During a hike at Horsetooth Reservoir , Fort Collins, Colorado, I couldn’t help but stare in awe when I saw the sun set. The vast, rolling mountains were an endless ocean of waves frozen in time and in beauty. Something about majestic colors on the huge peaks that made me feel something soft in my chest, like a trickling of water. As I took in all the wonder around me, the trickle turned into a river and then an ocean. It felt like being in love, or being caressed and held close to someone’s heart. My heart then became filled with something a lot bigger than me, even bigger than all the mountains. I could hear a voice all around me saying, “Jeana, I love you this much.” I heard God speaking to my very soul.
That was only the beginning of the hike, and I knew that something beautiful was unfolding. Fourteen of us students trekked up and down the winding trail with our counselors from Colorado State University’s Journalism and Technical Communications Camp. So far, we had all known each other for only four short days. At first, I was uneasy with the idea of sharing a dorm with strangers from across the state for an entire week, but now things had changed. The change happened not only during the journalism courses we’d taken that week, but particularily on this incredible hike. Maybe it was it the painted sky or the quiet breeze or the towering mountains –I’m not sure what it was, but something there bonded us together. Suddenly we were no longer strangers, but long lost friends.
I had difficulty keeping myself from staring at the breathtaking sky and, unfortunately, tripping over rocks as we walked the trail. Okay, God, I thought, what else do you need to tell me? I could practically hear the Big Guy chuckle and say, “You mean, what I’ve been trying to tell you your whole life?”
"Enjoy," He said. "Don’t worry about what you should be doing; I can take care of that. Look around you; see the beautiful people I’ve placed you with. Just be who I’ve made you to be." And so I did. Though I’m only a teenager, I’ve excelled in the ability to worry over frivolous things. But in that moment of choosing to either hold tight to my fears or let them fall to the ground, I chose the latter. Then a new feeling was in my chest –this time it was light.

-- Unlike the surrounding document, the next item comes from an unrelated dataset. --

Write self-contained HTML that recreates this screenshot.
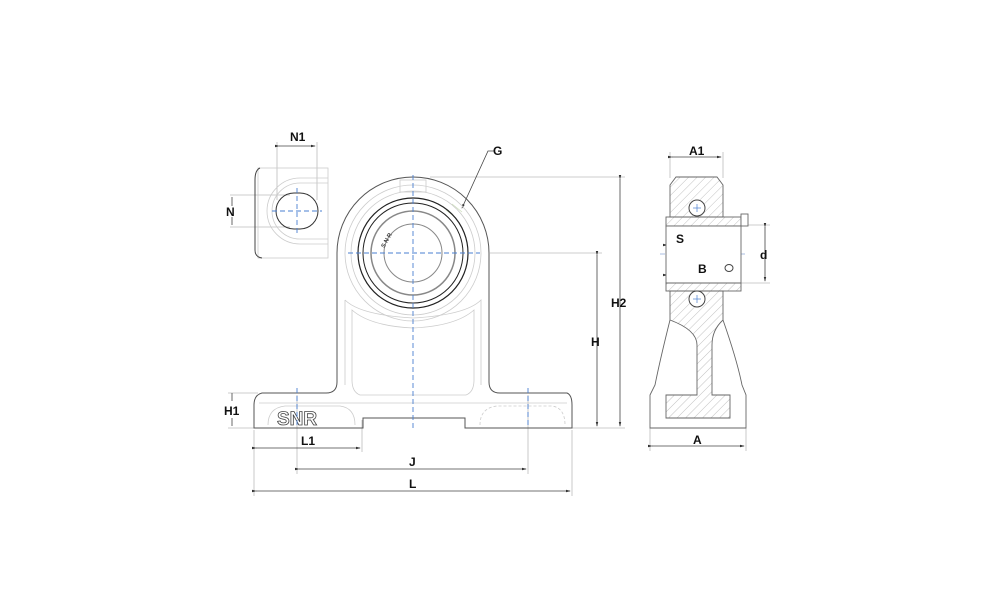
<!DOCTYPE html>
<html><head><meta charset="utf-8"><style>
html,body{margin:0;padding:0;background:#fff;}
svg{display:block;}
text{font-family:"Liberation Sans",Arial,sans-serif;font-weight:bold;font-size:12px;fill:#111;}
</style></head><body>
<svg width="1000" height="611" viewBox="0 0 1000 611" xmlns="http://www.w3.org/2000/svg">
<defs>
<pattern id="h" width="6" height="6" patternUnits="userSpaceOnUse" patternTransform="rotate(45)">
<line x1="0" y1="0" x2="0" y2="6" stroke="#999" stroke-width="0.6"/></pattern>
<marker id="a" markerWidth="6" markerHeight="6" refX="5" refY="3" orient="auto"><path d="M0,1.5L6,3L0,4.5z" fill="#333"/></marker>
</defs>
<g fill="none" stroke="#bbb" stroke-width="0.8">
<line x1="430" y1="177" x2="625" y2="177"/>
<line x1="490" y1="253" x2="602" y2="253"/>
<line x1="572" y1="428" x2="625" y2="428"/>
<line x1="228" y1="393" x2="258" y2="393"/>
<line x1="228" y1="428" x2="256" y2="428"/>
<line x1="254" y1="430" x2="254" y2="496"/>
<line x1="572" y1="430" x2="572" y2="496"/>
<line x1="362" y1="420" x2="362" y2="452"/>
<line x1="297" y1="395" x2="297" y2="474"/>
<line x1="528" y1="395" x2="528" y2="474"/>
<line x1="277" y1="142" x2="277" y2="200"/>
<line x1="317" y1="142" x2="317" y2="200"/>
<line x1="230" y1="195" x2="290" y2="195"/>
<line x1="230" y1="227" x2="290" y2="227"/>
<line x1="650" y1="428" x2="650" y2="451"/>
<line x1="746" y1="428" x2="746" y2="451"/>
<line x1="670" y1="152" x2="670" y2="178"/>
<line x1="723" y1="152" x2="723" y2="178"/>
<line x1="741" y1="225" x2="770" y2="225"/>
<line x1="741" y1="283" x2="770" y2="283"/>
</g>
<g stroke="#444" stroke-width="0.8" fill="none">
<line x1="256" y1="491" x2="570" y2="491" marker-start="url(#a)" marker-end="url(#a)"/>
<line x1="299" y1="469" x2="526" y2="469" marker-start="url(#a)" marker-end="url(#a)"/>
<line x1="256" y1="448" x2="360" y2="448" marker-start="url(#a)" marker-end="url(#a)"/>
<line x1="652" y1="446" x2="744" y2="446" marker-start="url(#a)" marker-end="url(#a)"/>
<line x1="597" y1="255" x2="597" y2="426" marker-start="url(#a)" marker-end="url(#a)"/>
<line x1="620" y1="179" x2="620" y2="426" marker-start="url(#a)" marker-end="url(#a)"/>
<line x1="765" y1="227" x2="765" y2="281" marker-start="url(#a)" marker-end="url(#a)"/>
<line x1="672" y1="157" x2="721" y2="157" marker-start="url(#a)" marker-end="url(#a)"/>
<line x1="279" y1="146" x2="315" y2="146" marker-start="url(#a)" marker-end="url(#a)"/>
<line x1="232" y1="197" x2="232" y2="206"/>
<line x1="232" y1="217" x2="232" y2="225"/>
<line x1="232" y1="393" x2="232" y2="401"/>
<line x1="232" y1="418" x2="232" y2="426"/>
<line x1="667" y1="245" x2="696" y2="245" marker-start="url(#a)" marker-end="url(#a)"/>
<line x1="667" y1="275" x2="739" y2="275" marker-start="url(#a)" marker-end="url(#a)"/>
<polyline points="495,151 488,151 462,208" marker-end="url(#a)"/>
</g>
<g fill="none" stroke="#555" stroke-width="1">
<path d="M337,253 A76,76 0 0 1 489,253 L489,382 Q489,393 500,393 L567,393 Q572,395 572,405 L572,428 L465,428 L465,418 L363,418 L363,428 L254,428 L254,405 Q254,395 262,393 L326,393 Q337,393 337,382 Z"/>
</g>
<g fill="none" stroke="#ccc" stroke-width="0.8">
<circle cx="413" cy="253" r="68"/>
<circle cx="413" cy="253" r="62"/>
<path d="M345,300 Q360,315 413,318 Q466,315 481,300 L481,385 M345,300 L345,385"/>
<path d="M352,310 Q370,326 413,328 Q456,326 474,310 L474,380 Q474,392 466,395 L360,395 Q352,392 352,380 Z"/>
<line x1="259" y1="403" x2="567" y2="403"/>
<path d="M268,425 Q268,408 285,406 L340,406 Q355,408 355,425"/>
<path d="M480,425 Q480,408 497,406 L552,406 Q565,408 565,425" stroke-dasharray="3,2"/>
<rect x="400" y="180" width="26" height="12"/>
<line x1="452" y1="204" x2="462" y2="212" stroke="#cdb"/>
<line x1="446" y1="210" x2="456" y2="218" stroke="#cdb"/>
</g>
<g fill="none" stroke="#222">
<circle cx="413" cy="253" r="55" stroke-width="1.2"/>
<circle cx="413" cy="253" r="50" stroke-width="1"/>
</g>
<g fill="none" stroke="#888">
<circle cx="413" cy="253" r="42" stroke-width="1.5"/>
<circle cx="413" cy="253" r="29" stroke-width="1"/>
</g>
<text x="376" y="246" style="font-size:6px;fill:#444" transform="rotate(-60 382 240)">S N R</text>
<text x="277" y="425" style="font-size:19px;fill:#fff;stroke:#444;stroke-width:0.8">SNR</text>
<g fill="none" stroke="#ccc" stroke-width="0.8">
<rect x="258" y="168" width="70" height="90"/>
<path d="M300,178 A33,33 0 0 0 300,244 L328,244 M300,183 A28,28 0 0 0 300,239 L328,239 M300,178 L328,178 M300,183 L328,183"/>
</g>
<path d="M260,168 Q255,170 255,180 L255,250 Q255,257 262,258" fill="none" stroke="#444"/>
<rect x="276" y="193" width="42" height="36" rx="18" fill="none" stroke="#333" stroke-width="1"/>
<g stroke="#4a7fd0" stroke-width="0.9" stroke-dasharray="5,3" fill="none">
<line x1="413" y1="175" x2="413" y2="428"/>
<line x1="348" y1="253" x2="480" y2="253"/>
<line x1="297" y1="188" x2="297" y2="234"/>
<line x1="272" y1="211" x2="322" y2="211"/>
<line x1="297" y1="388" x2="297" y2="428"/>
<line x1="528" y1="388" x2="528" y2="428"/>
<line x1="660" y1="254" x2="745" y2="254" stroke="#a8bde0"/>
</g>
<g stroke="#666" stroke-width="0.9">
<path d="M676,177 L717,177 L723,185 L723,217 L670,217 L670,185 Z" fill="url(#h)"/>
<rect x="666" y="217" width="75" height="9" fill="url(#h)"/>
<rect x="666" y="226" width="75" height="57" fill="#fff"/>
<rect x="666" y="283" width="75" height="8" fill="url(#h)"/>
<path d="M670,291 L723,291 L723,320 Q712,330 712,345 L712,395 L730,395 L730,418 L666,418 L666,395 L697,395 L697,345 Q697,330 670,320 Z" fill="url(#h)"/>
<path d="M670,320 Q660,360 655,385 L650,395 L650,428 L746,428 L746,395 L742,385 Q737,360 723,320" fill="none"/>
<rect x="741" y="214" width="7" height="12" fill="#fff"/>
</g>
<g fill="#fff" stroke="#444"><circle cx="697" cy="208" r="8"/><circle cx="697" cy="299" r="8"/><ellipse cx="729" cy="268" rx="4" ry="3.5"/></g>
<g stroke="#4a7fd0" stroke-width="0.7"><line x1="693" y1="208" x2="701" y2="208"/><line x1="697" y1="204" x2="697" y2="212"/><line x1="693" y1="299" x2="701" y2="299"/><line x1="697" y1="295" x2="697" y2="303"/></g>
<text x="493" y="155">G</text>
<text x="290" y="141">N1</text>
<text x="226" y="216">N</text>
<text x="224" y="415">H1</text>
<text x="301" y="445">L1</text>
<text x="409" y="466">J</text>
<text x="409" y="488">L</text>
<text x="591" y="346">H</text>
<text x="611" y="307">H2</text>
<text x="689" y="155">A1</text>
<text x="676" y="243">S</text>
<text x="698" y="273">B</text>
<text x="760" y="259">d</text>
<text x="693" y="444">A</text>
</svg>
</body></html>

As the week went on, I looked at my friends. But this time I didn’t just look: I saw. I saw some of the most amazing people I have ever met. Then I didn’t feel like I was falling in love –I fell in love. I saw these people, in all their craziness and laughter, just being themselves. And I enjoyed all of it, because it didn’t matter how different we were or who we sometimes believe we’re supposed to be. We just were.
That week, I anticipated nothing more than to learn about journalism, but along with that I found breathtaking sunsets, inspiring friends and all their different stories, and my own heart changed by things I never knew could touch me. Originally, I wanted to spend a week alone searching for God himself, but instead I found him in the beauty of every friend I made and in the joy I see in each one of them. And all I had to do was enjoy that sunset right in front of me. What more beyond this incredible treasure could anyone possibly desire?